%%

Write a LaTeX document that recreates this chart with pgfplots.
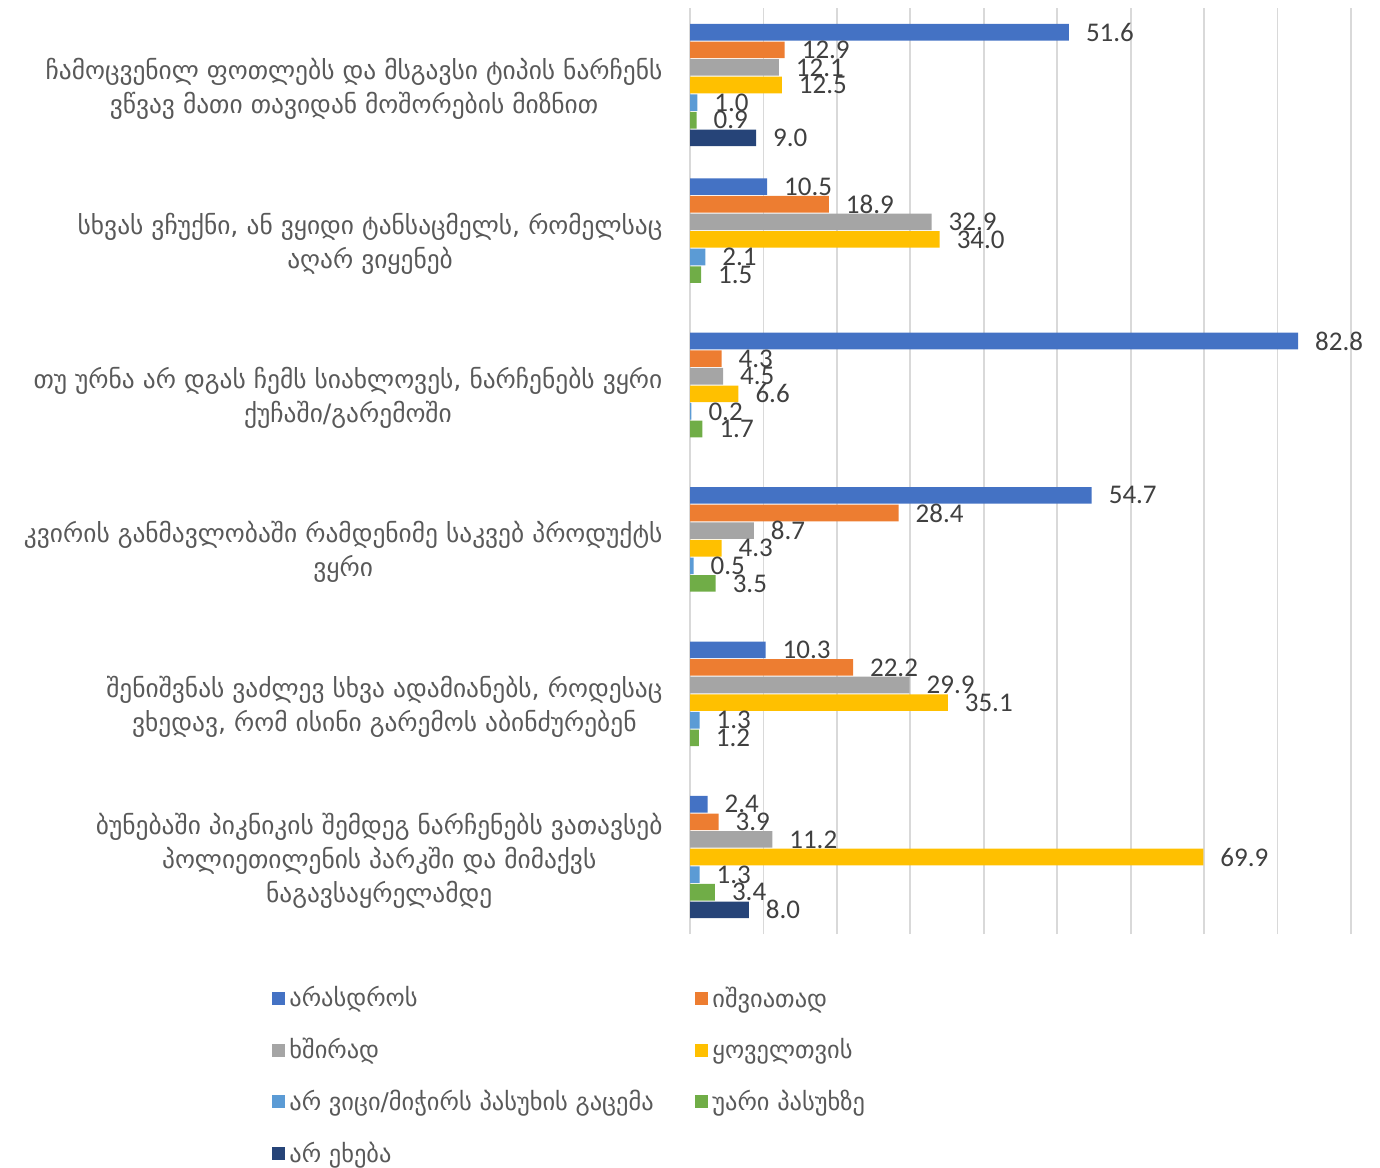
\documentclass[border=0pt]{standalone}
\usepackage{pgfplots}
\pgfplotsset{compat=1.18}
\usepackage{fontspec}
\setmainfont{DejaVu Sans}
\newfontfamily\numfont{Carlito}
\definecolor{c1}{HTML}{4472C4}
\definecolor{c2}{HTML}{ED7D31}
\definecolor{c3}{HTML}{A5A5A5}
\definecolor{c4}{HTML}{FFC000}
\definecolor{c5}{HTML}{5B9BD5}
\definecolor{c6}{HTML}{70AD47}
\definecolor{c7}{HTML}{264478}
\definecolor{gridc}{HTML}{D9D9D9}
\definecolor{labc}{HTML}{595959}
\definecolor{numc}{HTML}{404040}
\begin{document}
\begin{tikzpicture}
\useasboundingbox (0,0) rectangle (690pt,583.5pt);
\begin{axis}[
  at={(345pt,116.4pt)}, anchor=south west,
  width=330.5pt, height=463.2pt, scale only axis,
  xbar, bar width=8.3pt,
  xmin=0, xmax=90, ymin=-0.5, ymax=5.5,
  xtick={0,10,...,90}, xticklabels={},
  xmajorgrids, grid style={gridc, line width=0.9pt},
  axis line style={draw=none}, tick style={draw=none},
  ytick={0,1,2,3,4,5},
  yticklabels={
    {ბუნებაში პიკნიკის შემდეგ ნარჩენებს ვათავსებ\\პოლიეთილენის პარკში და მიმაქვს\\ნაგავსაყრელამდე},
    {შენიშვნას ვაძლევ სხვა ადამიანებს, როდესაც\\ვხედავ, რომ ისინი გარემოს აბინძურებენ},
    {კვირის განმავლობაში რამდენიმე საკვებ პროდუქტს\\ვყრი},
    {თუ ურნა არ დგას ჩემს სიახლოვეს, ნარჩენებს ვყრი\\ქუჩაში/გარემოში},
    {სხვას ვჩუქნი, ან ვყიდი ტანსაცმელს, რომელსაც\\აღარ ვიყენებ},
    {ჩამოცვენილ ფოთლებს და მსგავსი ტიპის ნარჩენს\\ვწვავ მათი თავიდან მოშორების მიზნით}
  },
  yticklabel style={align=center, text=labc, font=\fontsize{12.7}{17}\selectfont, xshift=-6pt, yshift=-2pt},
  clip=false,
  point meta=x,
  nodes near coords={\pgfmathprintnumber[fixed,fixed zerofill,precision=1,assume math mode=true]{\pgfplotspointmeta}},
  every node near coord/.append style={anchor=west, text=numc, font=\numfont\fontsize{13.5}{14}\selectfont, xshift=5pt},
  legend image code/.code={\fill[#1] (0pt,-3.25pt) rectangle (6.5pt,3.25pt);},
  legend columns=2, legend cell align=left,
  legend style={at={(rel axis cs:0,0)}, anchor=north west, xshift=-212pt, yshift=-22pt,
    draw=none, fill=none, font=\fontsize{12.2}{14}\selectfont, text=labc, row sep=10.2pt, column sep=0pt},
]
\addplot[fill=c1, draw=none, bar shift=26.4pt] coordinates {(51.6,5) (10.5,4) (82.8,3) (54.7,2) (10.3,1) (2.4,0)};
\addlegendentry{\makebox[201pt][l]{არასდროს}}
\addplot[fill=c2, draw=none, bar shift=17.6pt] coordinates {(12.9,5) (18.9,4) (4.3,3) (28.4,2) (22.2,1) (3.9,0)};
\addlegendentry{იშვიათად}
\addplot[fill=c3, draw=none, bar shift=8.8pt] coordinates {(12.1,5) (32.9,4) (4.5,3) (8.7,2) (29.9,1) (11.2,0)};
\addlegendentry{\makebox[201pt][l]{ხშირად}}
\addplot[fill=c4, draw=none, bar shift=0pt] coordinates {(12.5,5) (34.0,4) (6.6,3) (4.3,2) (35.1,1) (69.9,0)};
\addlegendentry{ყოველთვის}
\addplot[fill=c5, draw=none, bar shift=-8.8pt] coordinates {(1.0,5) (2.1,4) (0.2,3) (0.5,2) (1.3,1) (1.3,0)};
\addlegendentry{\makebox[201pt][l]{არ ვიცი/მიჭირს პასუხის გაცემა}}
\addplot[fill=c6, draw=none, bar shift=-17.6pt] coordinates {(0.9,5) (1.5,4) (1.7,3) (3.5,2) (1.2,1) (3.4,0)};
\addlegendentry{უარი პასუხზე}
\addplot[fill=c7, draw=none, bar shift=-26.4pt] coordinates {(9.0,5) (8.0,0)};
\addlegendentry{\makebox[201pt][l]{არ ეხება}}
\end{axis}
\end{tikzpicture}
\end{document}
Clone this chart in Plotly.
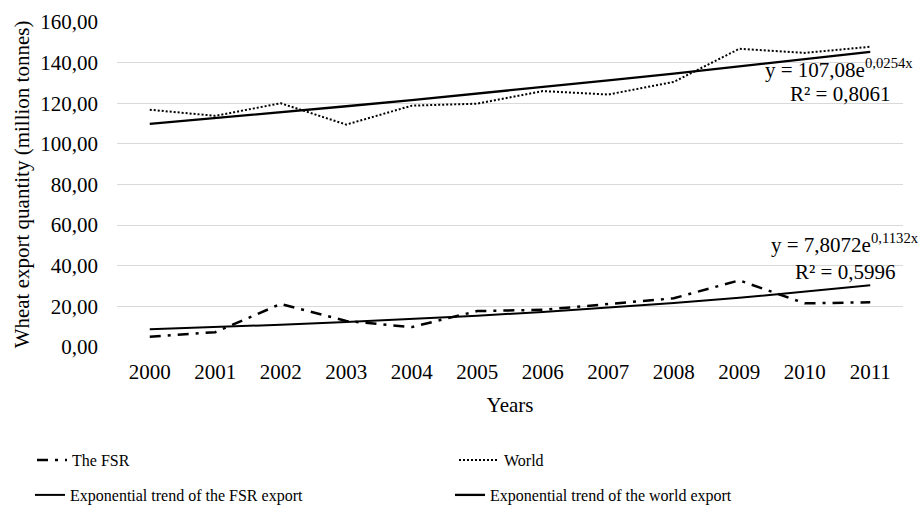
import plotly.graph_objects as go

years = ["2000", "2001", "2002", "2003", "2004", "2005", "2006", "2007", "2008", "2009", "2010", "2011"]
fsr = [5.0, 7.3, 21.2, 12.8, 9.8, 17.7, 18.3, 21.2, 24.0, 32.8, 21.5, 22.0]
world = [116.8, 113.8, 120.0, 109.5, 118.8, 119.8, 126.0, 124.3, 130.5, 146.8, 144.8, 147.8]
fsr_trend = [8.74, 9.79, 10.96, 12.28, 13.75, 15.40, 17.24, 19.31, 21.63, 24.22, 27.12, 30.37]
world_trend = [109.83, 112.66, 115.56, 118.53, 121.58, 124.71, 127.92, 131.21, 134.58, 138.05, 141.60, 145.24]
y_ticks = [0, 20, 40, 60, 80, 100, 120, 140, 160]
y_ticktext = ["0,00", "20,00", "40,00", "60,00", "80,00", "100,00", "120,00", "140,00", "160,00"]

FONT = "Liberation Serif"
W, H = 923, 505

fig = go.Figure()
fig.add_trace(go.Scatter(x=years, y=fsr, mode="lines", name="The FSR", legend="legend",
                         line=dict(color="black", width=2.5, dash="11px,7px,3px,7px")))
fig.add_trace(go.Scatter(x=years, y=world, mode="lines", name="World", legend="legend2",
                         line=dict(color="black", width=2, dash="2px,2px")))
fig.add_trace(go.Scatter(x=years, y=fsr_trend, mode="lines", name="Exponential trend of the FSR export",
                         legend="legend3", line=dict(color="black", width=2)))
fig.add_trace(go.Scatter(x=years, y=world_trend, mode="lines", name="Exponential trend of the world export",
                         legend="legend4", line=dict(color="black", width=2.3)))

ann_font = dict(family=FONT, size=21, color="black")
fig.add_annotation(x=1.015, y=0.856, xref="paper", yref="paper", xanchor="right", yanchor="middle",
                   text="y = 107,08e<sup>0,0254x</sup>", showarrow=False, font=ann_font)
fig.add_annotation(x=0.986, y=0.778, xref="paper", yref="paper", xanchor="right", yanchor="middle",
                   text="R² = 0,8061", showarrow=False, font=ann_font)
fig.add_annotation(x=1.023, y=0.318, xref="paper", yref="paper", xanchor="right", yanchor="middle",
                   text="y = 7,8072e<sup>0,1132x</sup>", showarrow=False, font=ann_font)
fig.add_annotation(x=0.992, y=0.231, xref="paper", yref="paper", xanchor="right", yanchor="middle",
                   text="R² = 0,5996", showarrow=False, font=ann_font)


def leg(px, py, iw=30):
    return dict(orientation="h", xanchor="left", yanchor="middle", xref="container", yref="container",
                x=px / W, y=1 - py / H, font=dict(family=FONT, size=16), itemwidth=iw,
                bgcolor="rgba(0,0,0,0)")


fig.update_layout(
    width=W, height=H,
    margin=dict(l=117, r=20, t=22, b=158),
    paper_bgcolor="white", plot_bgcolor="white",
    font=dict(family=FONT, size=21, color="black"),
    showlegend=True,
    legend=leg(32, 460),
    legend2=leg(454, 460, 40),
    legend3=leg(30, 495),
    legend4=leg(450, 495),
    xaxis=dict(type="category", range=[-0.5, 11.5], showgrid=False, showline=False, ticks="",
               ticklabelstandoff=10, automargin=False,
               title=dict(text="Years", standoff=14, font=dict(size=21))),
    yaxis=dict(range=[0, 160], tickvals=y_ticks, ticktext=y_ticktext, showgrid=True,
               gridcolor="#d9d9d9", gridwidth=1, zeroline=False, showline=False, ticks="",
               ticklabelstandoff=18, automargin=False,
               title=dict(text="Wheat export quantity (million tonnes)", standoff=4, font=dict(size=21))),
)

fig.write_html("out.html", config={"displayModeBar": False},
               post_script="document.body.style.margin='0';")
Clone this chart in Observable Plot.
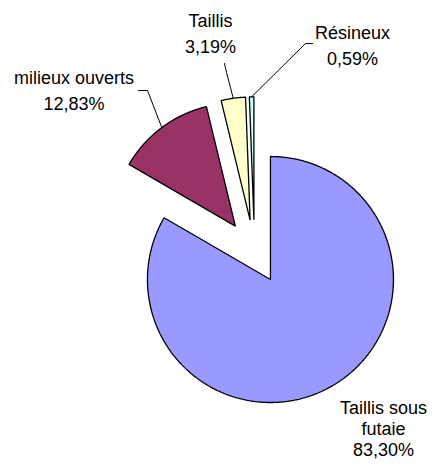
<!DOCTYPE html>
<html>
<head>
<meta charset="utf-8">
<script src="https://cdn.jsdelivr.net/npm/d3@7"></script>
<script src="https://cdn.jsdelivr.net/npm/@observablehq/plot@0.6"></script>
<style>
  html, body { margin: 0; padding: 0; background: #ffffff; }
  #chart svg { display: block; }
</style>
</head>
<body>
<div id="chart"></div>
<script>
// ---- data ----
const categories = ["Taillis sous futaie", "milieux ouverts", "Taillis", "Résineux"];
const values = [83.30, 12.83, 3.19, 0.59];
const valueLabels = ["83,30%", "12,83%", "3,19%", "0,59%"];
const nameLabels = ["Taillis sous\nfutaie", "milieux ouverts", "Taillis", "Résineux"];
const colors = ["#9999FF", "#993366", "#FFFFCC", "#CCFFFF"];

// ---- layout (pie space: radius = 1, y up) ----
const W = 437, H = 466;
const Rpx = 123, cx = 254, cy = 251.3;
const explode = 0.26;
const toX = px => (px - cx) / Rpx;
const toY = py => (cy - py) / Rpx;

// label block centres and leader elbows (pixel estimates converted to pie space)
const labelPos = [
  {x: toX(383), y: toY(428), lh: 1.17},
  {x: toX(73.5), y: toY(88.5), lh: 1.45},
  {x: toX(210), y: toY(31.5), lh: 1.45},
  {x: toX(352), y: toY(43), lh: 1.45}
];
const leaderElbows = [
  null,
  [[toX(138), toY(90)], [toX(147), toY(90)]],
  [[toX(224), toY(63)], [toX(226), toY(72)]],
  [[toX(312), toY(43)], [toX(305), toY(43)]]
];

// ---- slice geometry from the data ----
const arcs = d3.pie().sort(null).value(d => d)(values);
const slicePts = [];
const leaderPts = [];
arcs.forEach((a, i) => {
  const mid = (a.startAngle + a.endAngle) / 2;
  const ox = explode * Math.sin(mid), oy = explode * Math.cos(mid);
  const name = categories[i];
  slicePts.push({name, x: ox, y: oy});
  const n = Math.max(2, Math.ceil((a.endAngle - a.startAngle) / (Math.PI / 360)) + 1);
  for (let k = 0; k < n; k++) {
    const t = a.startAngle + (a.endAngle - a.startAngle) * k / (n - 1);
    slicePts.push({name, x: ox + Math.sin(t), y: oy + Math.cos(t)});
  }
  if (leaderElbows[i]) {
    leaderElbows[i].forEach(p => leaderPts.push({name, x: p[0], y: p[1]}));
    leaderPts.push({name, x: ox + Math.sin(mid), y: oy + Math.cos(mid)});
  }
});

const labelData = categories.map((c, i) => ({
  name: c,
  text: nameLabels[i] + "\n" + valueLabels[i],
  x: labelPos[i].x, y: labelPos[i].y, lh: labelPos[i].lh
}));

const chart = Plot.plot({
  width: W,
  height: H,
  margin: 0,
  x: {axis: null, domain: [toX(0), toX(W)]},
  y: {axis: null, domain: [toY(H), toY(0)]},
  color: {domain: categories, range: colors},
  style: {fontFamily: "'Liberation Sans', Arial, sans-serif", background: "#ffffff"},
  marks: [
    Plot.line(slicePts, {
      x: "x", y: "y", z: "name", fill: "name",
      stroke: "#000000", strokeWidth: 1.3, curve: "linear-closed", strokeLinejoin: "miter"
    }),
    Plot.line(leaderPts, {
      x: "x", y: "y", z: "name", stroke: "#000000", strokeWidth: 1
    }),
    Plot.text(labelData.filter(d => d.lh > 1.3), {
      x: "x", y: "y", text: "text", fontSize: 18, lineHeight: 1.45,
      textAnchor: "middle", lineAnchor: "middle", fill: "#000000"
    }),
    Plot.text(labelData.filter(d => d.lh <= 1.3), {
      x: "x", y: "y", text: "text", fontSize: 18, lineHeight: 1.17,
      textAnchor: "middle", lineAnchor: "middle", fill: "#000000"
    })
  ]
});
document.getElementById("chart").appendChild(chart);
</script>
</body>
</html>
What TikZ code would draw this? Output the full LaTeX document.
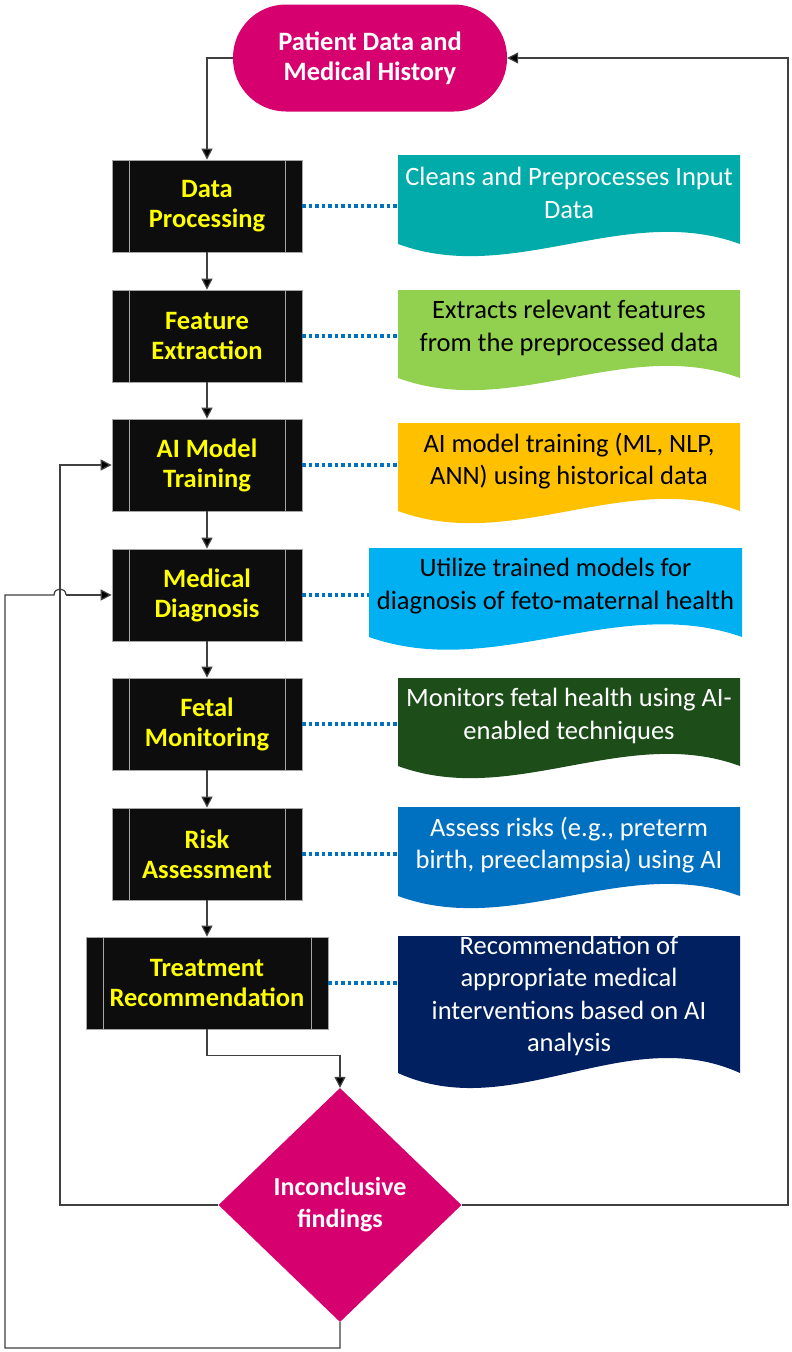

%%

STATED EXERCISE:
In the listing above, find the line containing "Clone this chart in Observable Plot." and the line containing "const toY = py => (cy - py) / Rpx;", then return both of them and every line between, exactly, without pictures.

ANSWER TO THIS PROBLEM:
Clone this chart in Observable Plot.
<!DOCTYPE html>
<html>
<head>
<meta charset="utf-8">
<script src="https://cdn.jsdelivr.net/npm/d3@7"></script>
<script src="https://cdn.jsdelivr.net/npm/@observablehq/plot@0.6"></script>
<style>
  html, body { margin: 0; padding: 0; background: #ffffff; }
  #chart svg { display: block; }
</style>
</head>
<body>
<div id="chart"></div>
<script>
// ---- data ----
const categories = ["Taillis sous futaie", "milieux ouverts", "Taillis", "Résineux"];
const values = [83.30, 12.83, 3.19, 0.59];
const valueLabels = ["83,30%", "12,83%", "3,19%", "0,59%"];
const nameLabels = ["Taillis sous\nfutaie", "milieux ouverts", "Taillis", "Résineux"];
const colors = ["#9999FF", "#993366", "#FFFFCC", "#CCFFFF"];

// ---- layout (pie space: radius = 1, y up) ----
const W = 437, H = 466;
const Rpx = 123, cx = 254, cy = 251.3;
const explode = 0.26;
const toX = px => (px - cx) / Rpx;
const toY = py => (cy - py) / Rpx;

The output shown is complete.